- **Your instructions**
Restate all the material verbatim, except for the pictures.

- **Data lines**

* * * * * * * * *

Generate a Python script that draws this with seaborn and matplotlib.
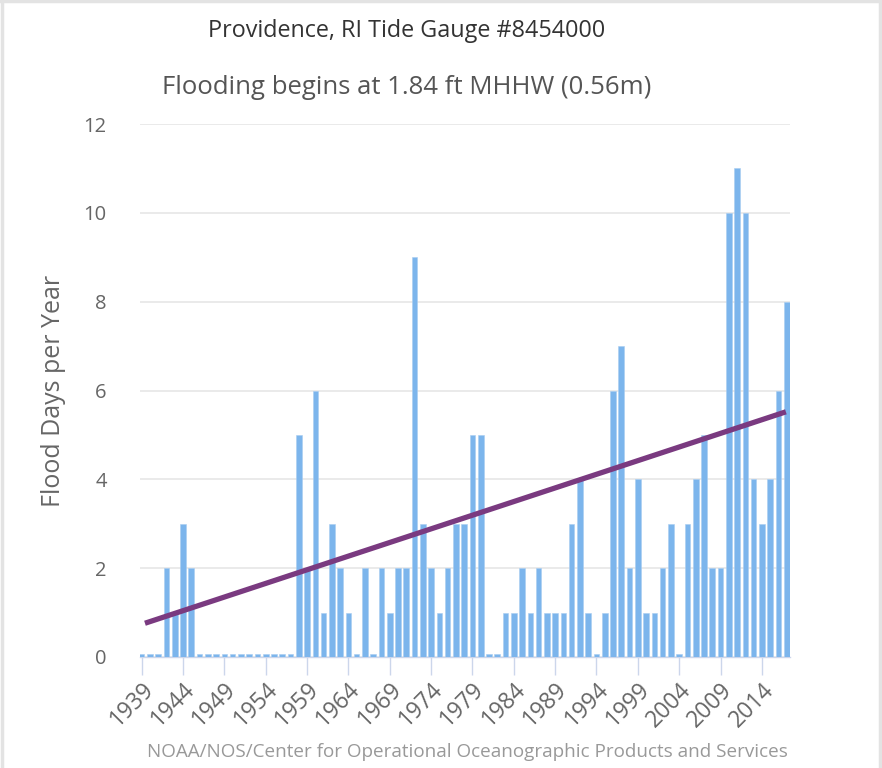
import numpy as np
import pandas as pd
import matplotlib
matplotlib.use("Agg")
import matplotlib.pyplot as plt
import seaborn as sns
from matplotlib.lines import Line2D

# ---- data ----
years = list(range(1939, 2018))
flood_days = [
    0, 0, 0, 2, 1, 3, 2,                      # 1939-1945
    0, 0, 0, 0, 0, 0, 0, 0, 0, 0, 0, 0,       # 1946-1957
    5, 2, 6, 1, 3, 2, 1, 0, 2, 0,             # 1958-1967
    2, 1, 2, 2, 9, 3, 2, 1, 2, 3,             # 1968-1977
    3, 5, 5, 0, 0, 1, 1, 2, 1, 2,             # 1978-1987
    1, 1, 1, 3, 4, 1, 0, 1, 6, 7,             # 1988-1997
    2, 4, 1, 1, 2, 3, 0, 3, 4, 5,             # 1998-2007
    2, 2, 10, 11, 10, 4, 3, 4, 6, 8,          # 2008-2017
]
trend_years = [1939.4, 2016.9]
trend_values = [0.76, 5.52]
tick_years = list(range(1939, 2015, 5))
y_ticks = [0, 2, 4, 6, 8, 10, 12]

title1 = "Providence, RI Tide Gauge #8454000"
title2 = "Flooding begins at 1.84 ft MHHW (0.56m)"
y_label = "Flood Days per Year"
credits = "NOAA/NOS/Center for Operational Oceanographic Products and Services"

# ---- styling ----
sns.set_theme(style="white")
plt.rcParams["font.family"] = ["Open Sans", "DejaVu Sans"]

W, H = 882, 768
fig = plt.figure(figsize=(W / 100, H / 100), dpi=100)
ax = fig.add_axes([140 / W, 1 - 657 / H, (790 - 140) / W, (657 - 124) / H])

# zero values are drawn as short stubs (min point length) like the original
min_len = 0.07
df = pd.DataFrame({"year": years,
                   "days": flood_days})
df["shown"] = np.maximum(df["days"], min_len)

sns.barplot(data=df, x="year", y="shown", native_scale=True, width=0.68,
            color="#7cb5ec", saturation=1, errorbar=None, ax=ax,
            edgecolor="#a9cdf1", linewidth=0.4, zorder=2)

sns.lineplot(x=trend_years, y=trend_values, ax=ax, color="#7a3a80",
             linewidth=3.8, zorder=3, solid_capstyle="butt")

ax.set_xlim(1938.8, 2017.4)
ax.set_ylim(0, 12)
ax.set_yticks(y_ticks)
ax.set_yticklabels([str(v) for v in y_ticks])
ax.set_xticks(tick_years)
ax.set_xticklabels([str(y) for y in tick_years], rotation=45, ha="right",
                   rotation_mode="anchor")

ax.yaxis.grid(True, color="#e6e6e6", linewidth=1.2, zorder=0)
ax.xaxis.grid(False)
ax.set_axisbelow(True)
for s in ["top", "right", "left"]:
    ax.spines[s].set_visible(False)
ax.spines["bottom"].set_color("#ccd6eb")
ax.spines["bottom"].set_linewidth(1)
ax.spines["bottom"].set_zorder(1)

ax.tick_params(axis="x", colors="#ccd6eb", length=13, width=1, pad=2,
               labelcolor="#666666", labelsize=16.5, direction="out", bottom=True)
ax.tick_params(axis="y", length=0, pad=24, labelcolor="#666666", labelsize=14.5)

ax.set_xlabel("")
ax.set_ylabel(y_label, fontsize=18, color="#666666", labelpad=12.5)

fig.text(407 / W, 1 - 31 / H, title1, ha="center", va="center",
         fontsize=16.8, color="#333333")
fig.text(407 / W, 1 - 87 / H, title2, ha="center", va="center",
         fontsize=18.5, color="#555555")
fig.text(788 / W, 1 - 752 / H, credits, ha="right", va="center",
         fontsize=13.6, color="#999999")

# light frame of the screenshot
for xs, ys in [([0, 1], [0.999, 0.999]), ([0.002, 0.002], [0, 1]),
               ([0.998, 0.998], [0, 1])]:
    fig.add_artist(Line2D(xs, ys, transform=fig.transFigure,
                          color="#e3e3e3", linewidth=2.5))

fig.savefig("out.png", dpi=100, facecolor="white")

* * * * * * * * *

- **Response**
Generate a Python script that draws this with seaborn and matplotlib.
import numpy as np
import pandas as pd
import matplotlib
matplotlib.use("Agg")
import matplotlib.pyplot as plt
import seaborn as sns
from matplotlib.lines import Line2D

# ---- data ----
years = list(range(1939, 2018))
flood_days = [
    0, 0, 0, 2, 1, 3, 2,                      # 1939-1945
    0, 0, 0, 0, 0, 0, 0, 0, 0, 0, 0, 0,       # 1946-1957
    5, 2, 6, 1, 3, 2, 1, 0, 2, 0,             # 1958-1967
    2, 1, 2, 2, 9, 3, 2, 1, 2, 3,             # 1968-1977
    3, 5, 5, 0, 0, 1, 1, 2, 1, 2,             # 1978-1987
    1, 1, 1, 3, 4, 1, 0, 1, 6, 7,             # 1988-1997
    2, 4, 1, 1, 2, 3, 0, 3, 4, 5,             # 1998-2007
    2, 2, 10, 11, 10, 4, 3, 4, 6, 8,          # 2008-2017
]
trend_years = [1939.4, 2016.9]
trend_values = [0.76, 5.52]
tick_years = list(range(1939, 2015, 5))
y_ticks = [0, 2, 4, 6, 8, 10, 12]

title1 = "Providence, RI Tide Gauge #8454000"
title2 = "Flooding begins at 1.84 ft MHHW (0.56m)"
y_label = "Flood Days per Year"
credits = "NOAA/NOS/Center for Operational Oceanographic Products and Services"

# ---- styling ----
sns.set_theme(style="white")
plt.rcParams["font.family"] = ["Open Sans", "DejaVu Sans"]

W, H = 882, 768
fig = plt.figure(figsize=(W / 100, H / 100), dpi=100)
ax = fig.add_axes([140 / W, 1 - 657 / H, (790 - 140) / W, (657 - 124) / H])

# zero values are drawn as short stubs (min point length) like the original
min_len = 0.07
df = pd.DataFrame({"year": years,
                   "days": flood_days})
df["shown"] = np.maximum(df["days"], min_len)

sns.barplot(data=df, x="year", y="shown", native_scale=True, width=0.68,
            color="#7cb5ec", saturation=1, errorbar=None, ax=ax,
            edgecolor="#a9cdf1", linewidth=0.4, zorder=2)

sns.lineplot(x=trend_years, y=trend_values, ax=ax, color="#7a3a80",
             linewidth=3.8, zorder=3, solid_capstyle="butt")

ax.set_xlim(1938.8, 2017.4)
ax.set_ylim(0, 12)
ax.set_yticks(y_ticks)
ax.set_yticklabels([str(v) for v in y_ticks])
ax.set_xticks(tick_years)
ax.set_xticklabels([str(y) for y in tick_years], rotation=45, ha="right",
                   rotation_mode="anchor")

ax.yaxis.grid(True, color="#e6e6e6", linewidth=1.2, zorder=0)
ax.xaxis.grid(False)
ax.set_axisbelow(True)
for s in ["top", "right", "left"]:
    ax.spines[s].set_visible(False)
ax.spines["bottom"].set_color("#ccd6eb")
ax.spines["bottom"].set_linewidth(1)
ax.spines["bottom"].set_zorder(1)

ax.tick_params(axis="x", colors="#ccd6eb", length=13, width=1, pad=2,
               labelcolor="#666666", labelsize=16.5, direction="out", bottom=True)
ax.tick_params(axis="y", length=0, pad=24, labelcolor="#666666", labelsize=14.5)

ax.set_xlabel("")
ax.set_ylabel(y_label, fontsize=18, color="#666666", labelpad=12.5)

fig.text(407 / W, 1 - 31 / H, title1, ha="center", va="center",
         fontsize=16.8, color="#333333")
fig.text(407 / W, 1 - 87 / H, title2, ha="center", va="center",
         fontsize=18.5, color="#555555")
fig.text(788 / W, 1 - 752 / H, credits, ha="right", va="center",
         fontsize=13.6, color="#999999")

# light frame of the screenshot
for xs, ys in [([0, 1], [0.999, 0.999]), ([0.002, 0.002], [0, 1]),
               ([0.998, 0.998], [0, 1])]:
    fig.add_artist(Line2D(xs, ys, transform=fig.transFigure,
                          color="#e3e3e3", linewidth=2.5))

fig.savefig("out.png", dpi=100, facecolor="white")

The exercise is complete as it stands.